Building Your Own Smart Home Controller - Part 1, The Repository
Several months ago, I decided to build my own smart home controller. My reasons are many, and I’ll detail a few in a future post or two, but suffice to say that I wanted complete control over the devices in my home, and do not want to bring in an appliance rife with DRM that may one day turn into an expensive, dead plastic box.
I’m at the beginning of my journey, but my aspiration is to build something that others can also use and build upon, which is why I and a few others started the Rosie project on GitHub. More on Rosie in a future post as well.
Over the last few months, I’ve spent many, many, many hours getting my gateway and repository set-up with the right software and some basic flows. My hope is that these instructions save you some time if you decide to undertake this for yourself.
This post does duplicate much of the instructions I’ve provided in the Rosie-Repository repo, though I wil provide a bit more context and explanation for those of you who like a bit more prose with your software setup instructions.

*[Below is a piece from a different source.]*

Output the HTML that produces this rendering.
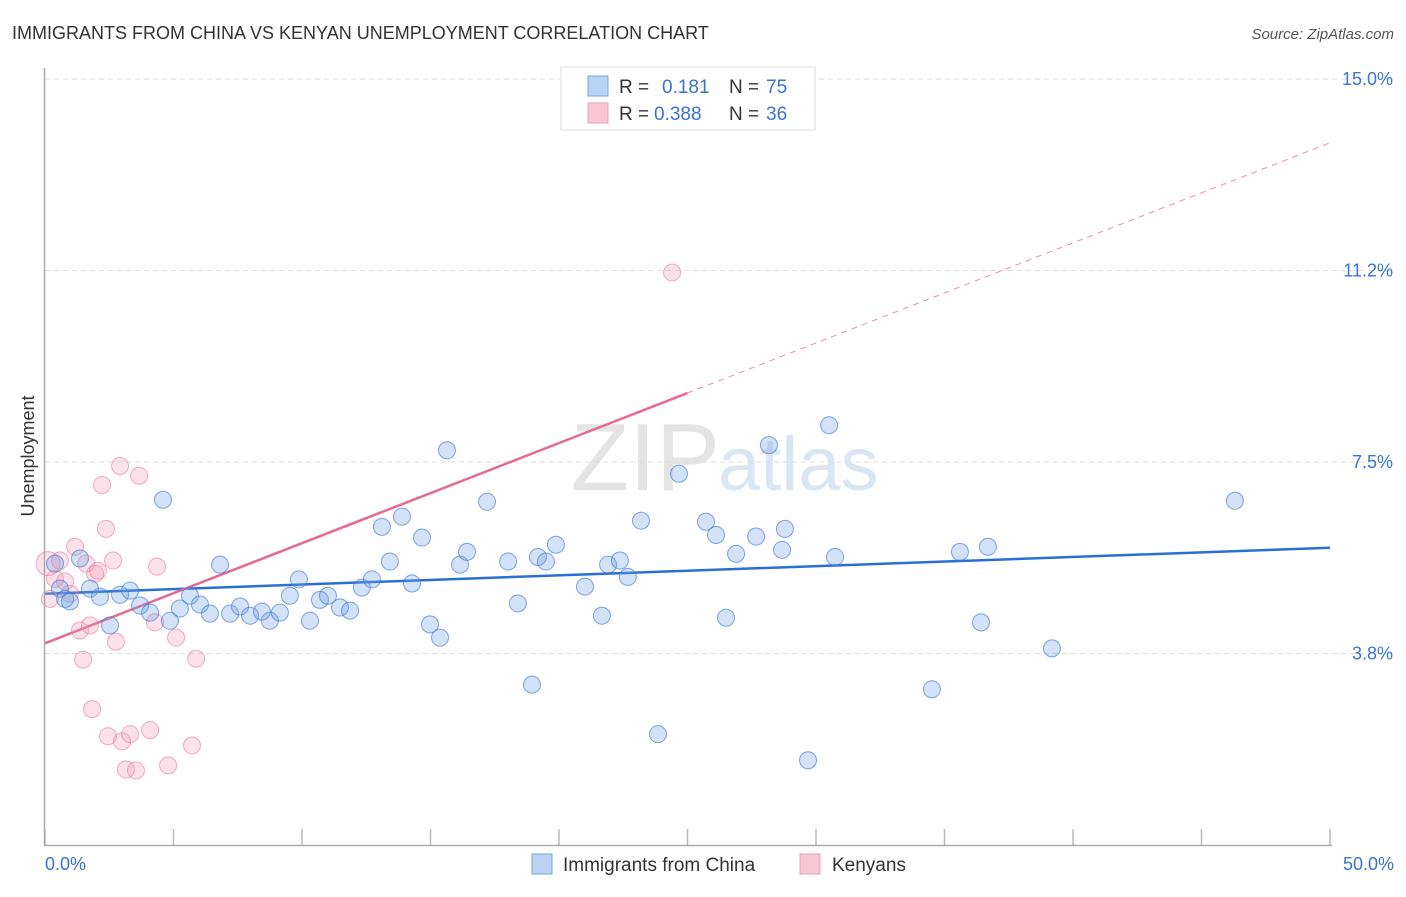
<!DOCTYPE html>
<html><head><meta charset="utf-8"><style>
body{margin:0;background:#fff;font-family:"Liberation Sans",sans-serif;}
svg text{font-family:"Liberation Sans",sans-serif;}
</style></head><body>
<svg id="chart" width="1406" height="892">
<text x="12" y="39" font-size="18" fill="#333">IMMIGRANTS FROM CHINA VS KENYAN UNEMPLOYMENT CORRELATION CHART</text>
<text x="1394" y="39" font-size="15" fill="#555" text-anchor="end" font-style="italic">Source: ZipAtlas.com</text>
<text x="720" y="490" font-size="96" fill="#e4e4e4" text-anchor="end" font-family="Liberation Serif">ZIP</text>
<text x="718" y="490" font-size="76" fill="#dbe6f4">atlas</text>
<text x="34" y="456" font-size="18" fill="#333" text-anchor="middle" transform="rotate(-90 34 456)">Unemployment</text>
<g id="grid"></g><g id="ticks"></g><g id="lines"></g><g id="pts"></g>
<line x1="44.5" y1="68" x2="44.5" y2="846" stroke="#aaa" stroke-width="1.5"/>
<line x1="44" y1="845.5" x2="1332" y2="845.5" stroke="#aaa" stroke-width="1.5"/>
<text x="45" y="870" font-size="18" fill="#3b73d1">0.0%</text>
<text x="1394" y="870" font-size="18" fill="#3b73d1" text-anchor="end">50.0%</text>
<g>
<rect x="561" y="67" width="254" height="63" fill="#fff" stroke="#ddd"/>
<rect x="588" y="76" width="20" height="20" fill="#b9d3f5" stroke="#7aa6e0"/>
<text x="619" y="93" font-size="19" fill="#333">R = </text><text x="662" y="93" font-size="19" fill="#3b73d1">0.181</text>
<text x="729" y="93" font-size="19" fill="#333">N = </text><text x="766" y="93" font-size="19" fill="#3b73d1">75</text>
<rect x="588" y="103" width="20" height="20" fill="#f8c6d5" stroke="#eea0b8"/>
<text x="619" y="120" font-size="19" fill="#333">R = </text><text x="654" y="120" font-size="19" fill="#3b73d1">0.388</text>
<text x="729" y="120" font-size="19" fill="#333">N = </text><text x="766" y="120" font-size="19" fill="#3b73d1">36</text>
</g>
<g>
<rect x="532" y="854" width="20" height="20" fill="#b9d3f5" stroke="#7aa6e0"/>
<text x="563" y="871" font-size="19" fill="#333">Immigrants from China</text>
<rect x="800" y="854" width="20" height="20" fill="#f8c6d5" stroke="#eea0b8"/>
<text x="832" y="871" font-size="19" fill="#333">Kenyans</text>
</g>
</svg>
<script>
const yTicks=[15.0,11.25,7.5,3.75];
const yTickLabels=["15.0%","11.2%","7.5%","3.8%"];
const xTicks=[0,5,10,15,20,25,30,35,40,45,50];
const blueX=[0.39,0.58,0.78,0.97,1.36,1.75,2.14,2.53,2.92,3.31,3.70,4.09,4.59,4.86,5.25,5.64,6.03,6.42,6.81,7.20,7.59,7.98,8.44,8.75,9.14,9.53,9.88,10.31,10.70,11.01,11.48,11.87,12.33,12.72,13.11,13.42,13.89,14.28,14.67,14.98,15.37,15.64,16.15,16.42,17.20,18.02,18.40,18.95,19.18,19.49,19.88,21.01,21.67,21.91,22.37,22.68,23.19,23.85,24.67,25.72,26.11,26.50,26.89,27.67,28.17,28.68,28.79,29.69,30.51,30.74,34.51,35.60,36.42,36.69,39.18,46.30];
const blueY=[5.51,5.02,4.82,4.77,5.61,5.02,4.86,4.30,4.90,4.98,4.69,4.55,6.76,4.39,4.63,4.88,4.71,4.53,5.49,4.53,4.67,4.49,4.57,4.39,4.55,4.88,5.20,4.39,4.80,4.88,4.65,4.59,5.04,5.20,6.23,5.55,6.43,5.12,6.02,4.32,4.06,7.73,5.49,5.74,6.72,5.55,4.73,3.14,5.64,5.55,5.88,5.06,4.49,5.49,5.57,5.25,6.35,2.17,7.27,6.33,6.07,4.45,5.70,6.04,7.83,5.78,6.19,1.66,8.22,5.64,3.05,5.74,4.36,5.84,3.85,6.74];
const pinkX=[0.12,0.19,0.39,0.58,0.78,0.97,1.17,1.36,1.48,1.60,1.75,1.83,1.95,2.06,2.22,2.37,2.45,2.65,2.76,3.00,3.15,3.31,3.54,3.66,4.09,4.28,4.36,4.79,5.10,5.72,5.88,24.40,2.92];
const pinkY=[5.51,4.82,5.21,5.57,5.16,4.92,5.84,4.20,3.63,5.51,4.30,2.66,5.31,5.37,7.05,6.19,2.13,5.57,3.98,2.03,1.48,2.17,1.46,7.23,2.25,4.36,5.45,1.56,4.06,1.95,3.65,11.21,7.42];
const blueTrend=[4.92,5.82];
const pinkTrend=[3.95,13.75];
const pinkSolidEnd=25;
const X=v=>45+v*25.7, Y=v=>845-v*51.07;
const NS="http://www.w3.org/2000/svg";
function mk(tag,attrs,parent){const e=document.createElementNS(NS,tag);for(const k in attrs)e.setAttribute(k,attrs[k]);document.getElementById(parent).appendChild(e);return e;}
yTicks.forEach((t,i)=>{
 const l=mk('line',{x1:45,x2:1392,y1:Y(t),y2:Y(t),stroke:'#ddd','stroke-dasharray':'5,4'},'grid');
 
 
 const tx=mk('text',{x:1393,y:Y(t)+6,'font-size':18,fill:'#3b73d1','text-anchor':'end'},'grid');
 tx.textContent=yTickLabels[i];
 
 
});
xTicks.forEach(t=>{
 const l=mk('line',{x1:X(t),x2:X(t),y1:829,y2:845,stroke:'#bbb','stroke-width':1.5},'ticks');
 
 
});
function line(x1,y1,x2,y2,c,dash,name,w){const l=mk('line',{x1:X(x1),y1:Y(y1),x2:X(x2),y2:Y(y2),stroke:c,'stroke-width':w},'lines');if(dash)l.setAttribute('stroke-dasharray',dash);}
const pAt=x=>pinkTrend[0]+(pinkTrend[1]-pinkTrend[0])*x/50;
function pts(xs,ys,fill,stroke,name){xs.forEach((x,i)=>{const c=mk('circle',{cx:X(x),cy:Y(ys[i]),r:(i===0&&name==='pink-point')?12:8.5,fill:fill,stroke:stroke,'stroke-width':1},'pts');});}
pts(pinkX,pinkY,'rgba(242,150,180,0.28)','rgba(232,120,155,0.6)','pink-point');
pts(blueX,blueY,'rgba(110,160,230,0.3)','rgba(60,120,210,0.65)','blue-point');
line(0,blueTrend[0],50,blueTrend[1],'#2a6fd6',null,'china-trend-line',2.5);
line(0,pinkTrend[0],pinkSolidEnd,pAt(pinkSolidEnd),'#e46a92',null,'kenyan-trend-line',2.5);
line(pinkSolidEnd,pAt(pinkSolidEnd),50,pinkTrend[1],'#eaa0b8','6,5','kenyan-trend-extension',1.2);
</script>
</body></html>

This is a longer, but skimmable post. I’ve even included a handy TOC for the jump-arounders among you:
- Rosie Architecture
- Role of the Repository
- Installing InfluxDB
- Installing Telegraf
- Installing Grafana
- Auto-Starting Services
The Rosie system, as I’m calling it now, consists of two major pieces of hardware in your home:
- A Gateway, which facilitates all messages from and communication between connected devices
- A Repository, which handles data storage, events and vizualizations
Role of the Repository
The Repository is, as it sounds, the storage system for Rosie. It hosts the system databse, manages events and notifications, and provides dashboards of home data.
On the hardware side, the choice of hardware is largely up to you, though I recommend using a Raspberry Pi 3 with at least a 64GB Class 10 SD card.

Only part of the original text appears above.